> _What is expected_:
Look through the listing below and report how many lines contain "chart", as a bare number.

Code that draws figures:
*****
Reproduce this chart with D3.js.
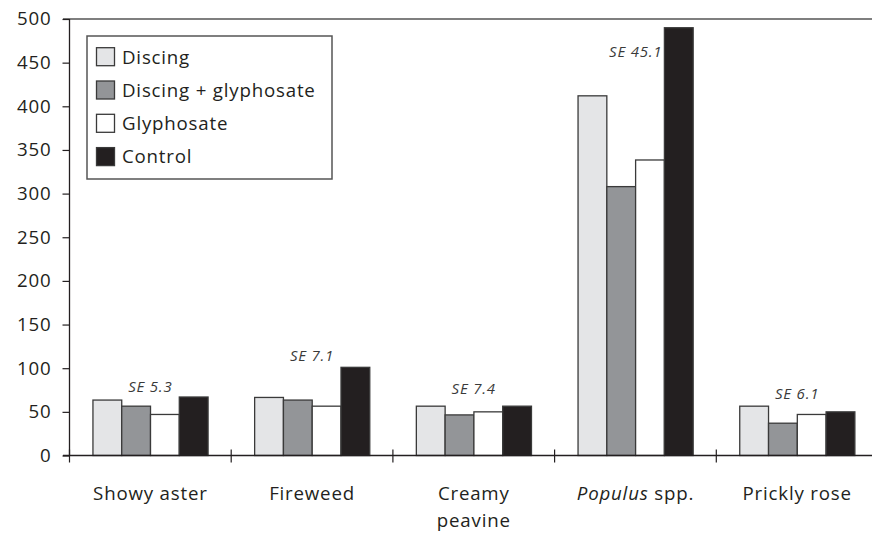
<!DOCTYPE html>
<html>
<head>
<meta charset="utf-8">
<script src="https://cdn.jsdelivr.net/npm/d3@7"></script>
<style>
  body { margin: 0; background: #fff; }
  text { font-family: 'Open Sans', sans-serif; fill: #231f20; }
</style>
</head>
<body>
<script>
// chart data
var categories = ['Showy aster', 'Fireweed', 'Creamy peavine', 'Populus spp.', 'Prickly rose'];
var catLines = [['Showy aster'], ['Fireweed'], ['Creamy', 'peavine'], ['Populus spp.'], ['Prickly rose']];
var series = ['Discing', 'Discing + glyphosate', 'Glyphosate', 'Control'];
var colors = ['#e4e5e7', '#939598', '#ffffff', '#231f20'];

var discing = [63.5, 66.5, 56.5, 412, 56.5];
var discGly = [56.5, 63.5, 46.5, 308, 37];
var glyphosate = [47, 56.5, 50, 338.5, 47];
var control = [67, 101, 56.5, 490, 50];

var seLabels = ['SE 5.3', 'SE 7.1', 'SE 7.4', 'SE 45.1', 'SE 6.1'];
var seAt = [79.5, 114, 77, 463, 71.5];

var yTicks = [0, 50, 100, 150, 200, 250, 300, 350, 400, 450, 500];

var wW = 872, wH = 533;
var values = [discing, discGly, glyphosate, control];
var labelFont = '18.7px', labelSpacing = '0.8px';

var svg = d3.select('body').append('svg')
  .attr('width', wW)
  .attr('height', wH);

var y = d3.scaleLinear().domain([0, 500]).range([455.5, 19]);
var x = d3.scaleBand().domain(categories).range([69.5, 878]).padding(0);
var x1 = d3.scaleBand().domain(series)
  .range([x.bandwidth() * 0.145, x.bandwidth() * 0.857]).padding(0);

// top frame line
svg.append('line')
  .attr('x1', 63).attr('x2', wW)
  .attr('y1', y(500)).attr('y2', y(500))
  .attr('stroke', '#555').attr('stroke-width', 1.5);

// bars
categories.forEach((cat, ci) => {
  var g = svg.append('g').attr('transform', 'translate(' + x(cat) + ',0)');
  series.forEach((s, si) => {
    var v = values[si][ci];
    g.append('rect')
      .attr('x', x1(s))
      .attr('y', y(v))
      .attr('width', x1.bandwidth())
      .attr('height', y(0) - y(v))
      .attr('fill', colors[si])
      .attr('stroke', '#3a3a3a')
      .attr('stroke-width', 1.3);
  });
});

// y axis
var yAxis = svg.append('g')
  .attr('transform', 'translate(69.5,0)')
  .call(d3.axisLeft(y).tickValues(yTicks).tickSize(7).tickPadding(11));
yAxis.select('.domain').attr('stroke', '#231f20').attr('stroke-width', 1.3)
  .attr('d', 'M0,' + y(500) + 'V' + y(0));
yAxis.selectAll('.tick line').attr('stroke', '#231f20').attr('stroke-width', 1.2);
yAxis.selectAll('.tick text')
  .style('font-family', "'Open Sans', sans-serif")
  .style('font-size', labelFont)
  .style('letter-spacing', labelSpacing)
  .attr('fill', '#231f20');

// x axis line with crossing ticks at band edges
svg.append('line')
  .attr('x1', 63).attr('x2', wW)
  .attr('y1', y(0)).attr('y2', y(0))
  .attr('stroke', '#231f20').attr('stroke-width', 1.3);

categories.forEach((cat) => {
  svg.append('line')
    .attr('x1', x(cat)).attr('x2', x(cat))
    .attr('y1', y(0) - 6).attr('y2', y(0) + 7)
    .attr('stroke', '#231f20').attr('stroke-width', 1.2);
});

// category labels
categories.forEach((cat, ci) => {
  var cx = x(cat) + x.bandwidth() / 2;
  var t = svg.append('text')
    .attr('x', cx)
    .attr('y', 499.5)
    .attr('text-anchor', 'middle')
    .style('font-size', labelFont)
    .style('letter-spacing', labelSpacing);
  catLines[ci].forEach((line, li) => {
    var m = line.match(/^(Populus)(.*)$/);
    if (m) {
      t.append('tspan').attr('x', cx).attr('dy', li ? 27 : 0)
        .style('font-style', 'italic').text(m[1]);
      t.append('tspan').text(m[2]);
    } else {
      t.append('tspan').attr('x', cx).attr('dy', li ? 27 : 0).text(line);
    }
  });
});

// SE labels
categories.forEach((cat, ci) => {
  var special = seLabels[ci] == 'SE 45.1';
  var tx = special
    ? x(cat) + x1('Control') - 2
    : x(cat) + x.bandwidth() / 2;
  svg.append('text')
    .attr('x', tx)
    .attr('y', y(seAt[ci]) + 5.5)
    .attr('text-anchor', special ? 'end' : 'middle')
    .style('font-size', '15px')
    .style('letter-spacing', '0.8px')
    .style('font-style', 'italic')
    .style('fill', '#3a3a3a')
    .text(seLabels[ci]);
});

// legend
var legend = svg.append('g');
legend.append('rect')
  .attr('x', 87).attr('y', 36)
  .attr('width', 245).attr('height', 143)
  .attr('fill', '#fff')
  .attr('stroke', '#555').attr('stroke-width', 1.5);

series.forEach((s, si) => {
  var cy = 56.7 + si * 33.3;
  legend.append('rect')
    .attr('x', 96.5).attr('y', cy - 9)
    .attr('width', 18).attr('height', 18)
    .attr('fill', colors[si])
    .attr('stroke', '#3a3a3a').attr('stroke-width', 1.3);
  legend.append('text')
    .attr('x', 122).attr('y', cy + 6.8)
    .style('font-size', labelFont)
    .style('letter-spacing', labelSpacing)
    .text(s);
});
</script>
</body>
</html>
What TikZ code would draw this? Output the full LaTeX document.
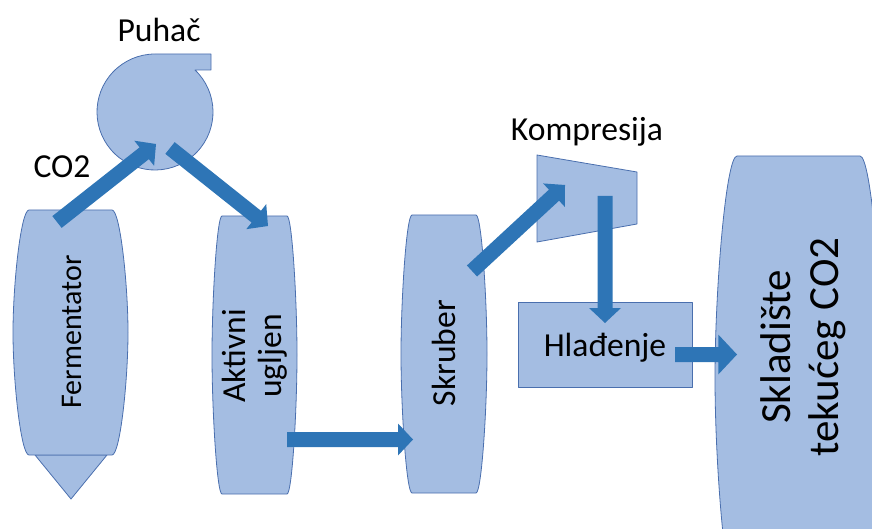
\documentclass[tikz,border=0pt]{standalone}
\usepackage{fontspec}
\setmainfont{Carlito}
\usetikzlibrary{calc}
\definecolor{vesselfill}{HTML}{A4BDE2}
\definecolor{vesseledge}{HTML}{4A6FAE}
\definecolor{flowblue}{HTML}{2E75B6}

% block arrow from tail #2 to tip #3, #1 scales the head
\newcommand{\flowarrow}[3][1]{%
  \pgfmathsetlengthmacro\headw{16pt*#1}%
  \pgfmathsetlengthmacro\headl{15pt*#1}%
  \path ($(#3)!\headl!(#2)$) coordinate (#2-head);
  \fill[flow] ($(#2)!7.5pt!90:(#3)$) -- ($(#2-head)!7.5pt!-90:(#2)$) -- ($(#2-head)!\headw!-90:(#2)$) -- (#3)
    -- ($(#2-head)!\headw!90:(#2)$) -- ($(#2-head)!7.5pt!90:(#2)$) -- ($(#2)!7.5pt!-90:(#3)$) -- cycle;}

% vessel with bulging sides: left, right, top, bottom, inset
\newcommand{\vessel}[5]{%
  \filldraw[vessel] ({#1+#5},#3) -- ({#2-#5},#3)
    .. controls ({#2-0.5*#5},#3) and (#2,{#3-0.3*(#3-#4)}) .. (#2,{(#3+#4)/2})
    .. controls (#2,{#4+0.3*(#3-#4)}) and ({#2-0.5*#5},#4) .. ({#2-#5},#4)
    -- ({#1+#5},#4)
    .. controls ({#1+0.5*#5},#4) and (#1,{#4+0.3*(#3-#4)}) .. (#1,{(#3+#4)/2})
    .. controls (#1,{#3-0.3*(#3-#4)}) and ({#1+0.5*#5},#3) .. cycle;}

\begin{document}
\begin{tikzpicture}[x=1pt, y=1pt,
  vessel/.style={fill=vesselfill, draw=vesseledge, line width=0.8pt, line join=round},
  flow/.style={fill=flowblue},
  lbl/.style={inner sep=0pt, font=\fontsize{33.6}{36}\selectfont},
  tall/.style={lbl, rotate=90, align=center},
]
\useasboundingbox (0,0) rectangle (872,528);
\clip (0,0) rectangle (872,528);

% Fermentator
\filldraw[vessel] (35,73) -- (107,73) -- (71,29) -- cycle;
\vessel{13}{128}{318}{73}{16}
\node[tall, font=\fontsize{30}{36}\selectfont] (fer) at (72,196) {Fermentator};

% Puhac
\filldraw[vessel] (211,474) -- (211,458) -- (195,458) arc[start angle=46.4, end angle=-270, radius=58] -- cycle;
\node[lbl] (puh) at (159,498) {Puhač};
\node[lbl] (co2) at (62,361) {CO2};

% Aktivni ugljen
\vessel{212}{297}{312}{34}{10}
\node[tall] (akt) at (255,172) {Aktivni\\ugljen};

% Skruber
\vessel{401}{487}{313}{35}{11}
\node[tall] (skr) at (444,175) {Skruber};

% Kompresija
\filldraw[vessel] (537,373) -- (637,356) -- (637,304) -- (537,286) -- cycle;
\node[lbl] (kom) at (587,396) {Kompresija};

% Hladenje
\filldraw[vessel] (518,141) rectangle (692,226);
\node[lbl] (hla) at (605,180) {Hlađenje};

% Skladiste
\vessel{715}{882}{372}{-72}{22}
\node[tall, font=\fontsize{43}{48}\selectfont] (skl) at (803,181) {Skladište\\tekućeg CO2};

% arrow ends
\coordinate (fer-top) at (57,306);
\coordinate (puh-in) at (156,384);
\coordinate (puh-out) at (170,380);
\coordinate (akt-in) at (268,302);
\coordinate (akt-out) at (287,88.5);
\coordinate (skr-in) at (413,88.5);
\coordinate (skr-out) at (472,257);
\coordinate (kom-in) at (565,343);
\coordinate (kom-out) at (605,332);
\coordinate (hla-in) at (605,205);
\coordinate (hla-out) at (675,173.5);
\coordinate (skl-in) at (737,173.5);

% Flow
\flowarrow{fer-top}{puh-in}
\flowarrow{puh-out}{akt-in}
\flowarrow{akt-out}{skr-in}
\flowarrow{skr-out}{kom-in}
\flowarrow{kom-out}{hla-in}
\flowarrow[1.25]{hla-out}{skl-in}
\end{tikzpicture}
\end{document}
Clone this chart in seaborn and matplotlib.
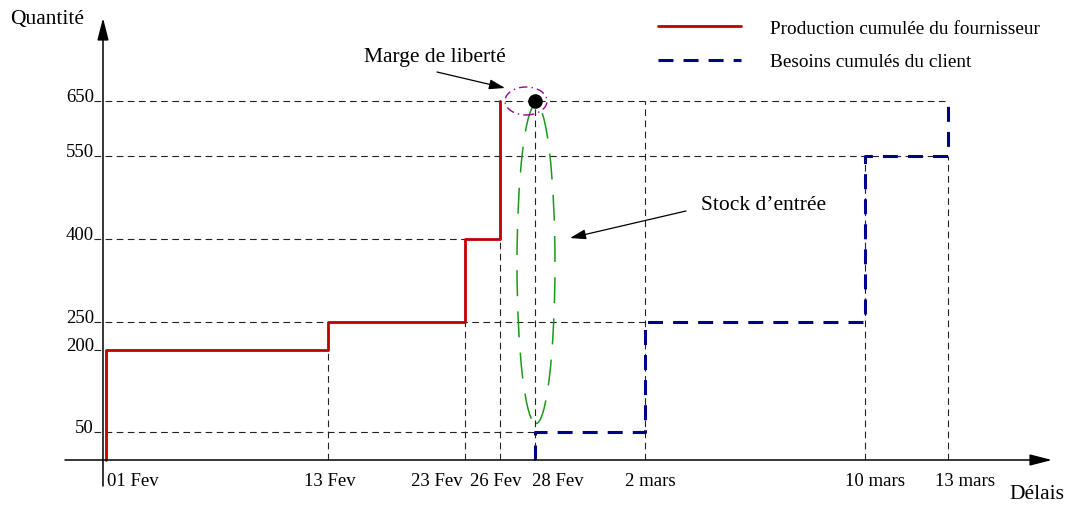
*****
> _Result below_:
3